Frequently Asked Questions About Largemouth Bass Fishing Setup

What is the best rod and reel setup for a beginner largemouth bass angler?

A 7-foot medium-heavy fast-action spinning rod paired with a 2500 or 3000 size spinning reel is ideal for beginners. This combo handles a wide range of lures and techniques, making it forgiving and versatile for learning bass fishing.

How should I choose line for largemouth bass fishing?

For spinning reels, using 15- to 20-pound braided line with an 8- to 12-pound fluorocarbon leader offers good casting, sensitivity, and abrasion resistance. For baitcasters, 12- to 15-pound fluorocarbon is versatile, or heavier braid (30-40 lb) can work in thick cover.

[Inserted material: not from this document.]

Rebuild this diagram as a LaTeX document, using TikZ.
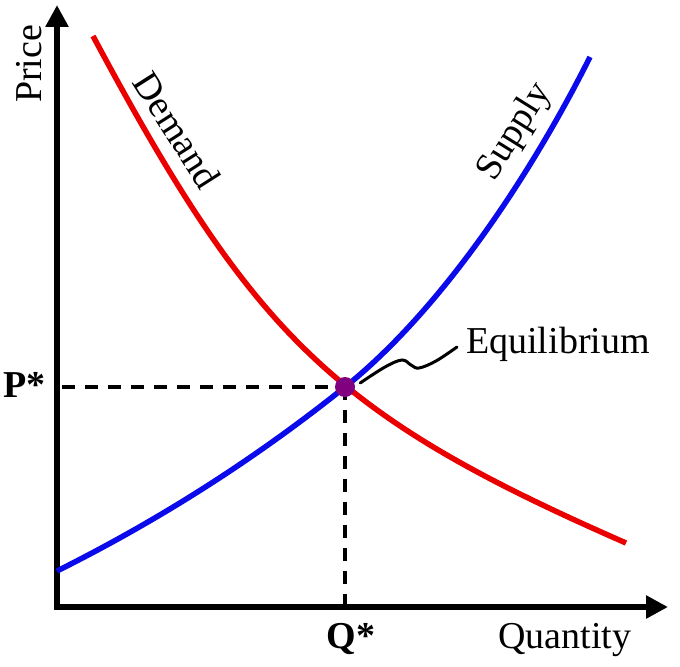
\documentclass[tikz,border=0pt]{standalone}
\usepackage{fontspec}
\setmainfont{Liberation Serif}
\usetikzlibrary{arrows.meta}
\definecolor{dred}{RGB}{235,0,0}
\definecolor{dblue}{RGB}{10,10,235}
\definecolor{dpurple}{RGB}{128,0,128}
\tikzset{
  axisline/.style={line width=6.5bp, line join=miter, >={Triangle[length=22bp,width=22bp]}, <->},
  curve/.style={line width=5.5bp},
  guide/.style={line width=4bp, dash pattern=on 13bp off 10bp},
  lbl/.style={font=\fontsize{38bp}{44bp}\selectfont, inner sep=0pt},
  blbl/.style={font=\fontsize{38bp}{44bp}\selectfont\bfseries, inner sep=0pt},
  squig/.style={line width=3bp, line cap=round}
}
\begin{document}
\begin{tikzpicture}[x=1bp,y=-1bp]
\useasboundingbox (0,0) rectangle (680,667);
% axes
\coordinate (ytop) at (57,5);
\coordinate (O) at (57,607);
\coordinate (xend) at (668,607);
\draw[axisline] (ytop) |- (xend);
% equilibrium point
\coordinate (E) at (345,387);
% guide lines
\draw[guide] (62,387) -- (E);
\draw[guide] (E) -- (E |- O);
% demand
\coordinate (d0) at (93,36);
\coordinate (d1) at (626,543);
\draw[curve, dred] (d0) .. controls (255,339) and (335,415.5) .. (d1);
% supply
\coordinate (s0) at (57,571);
\coordinate (s1) at (590,57);
\draw[curve, dblue] (s0) .. controls (153,523) and (249,463.8) .. (E)
                         .. controls (435,315) and (525,186.6) .. (s1);
% dot
\node[circle, fill=dpurple, minimum size=20bp, inner sep=0pt] (eq) at (E) {};
% labels
\node[lbl, anchor=base west, rotate=90] (price) at (41,103) {Price};
\node[lbl, anchor=base west] (qty) at (498,648) {Quantity};
\node[blbl, anchor=base east] (pstar) at (46,397) {P*};
\node[blbl, anchor=base] (qstar) at (351,648) {Q*};
\node[lbl, rotate=-57.5] (dem) at (177,130) {Demand};
\node[lbl, rotate=58] (sup) at (515,132) {Supply};
\node[lbl, anchor=base west] (eqlbl) at (466,353) {Equilibrium};
% squiggle connector
\coordinate (q0) at ([shift={(5,-4)}]eq.east);
\coordinate (q1) at ([shift={(-9,-6)}]eqlbl.base west);
\draw[squig] plot[smooth, tension=0.6] coordinates {(q0) (385,367) (402,360) (411,365) (419,368) (436,361) (q1)};
\end{tikzpicture}
\end{document}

What are the best beginner lures for largemouth bass fishing?

Start with a simple lure kit: a Texas-rigged soft plastic worm, spinnerbait, squarebill crankbait, bladed jig, and a topwater bait like a frog or popper. These cover different conditions and help develop important fishing skills.

Why is understanding largemouth bass behavior important for setting up my gear?

Largemouth bass relate strongly to cover and change behavior by season, light, and water conditions. A good setup lets you cast accurately near cover and adjust lure presentation based on bass habits, increasing chances of success.

Can I use a baitcasting setup as a beginner for largemouth bass fishing?

While baitcasting gear offers more power and control, beginners often find spinning setups easier to manage. Start with spinning gear to build confidence, then upgrade to baitcasting once you’re comfortable with basic techniques.

How can I avoid common beginner mistakes in largemouth bass fishing setups?

Avoid mismatched rod and lure weights, use proper line to prevent twists and backlash, resist changing lures too often, fish near natural bass cover, retrieve lures at appropriate speeds, and focus on learning with a simple, balanced setup.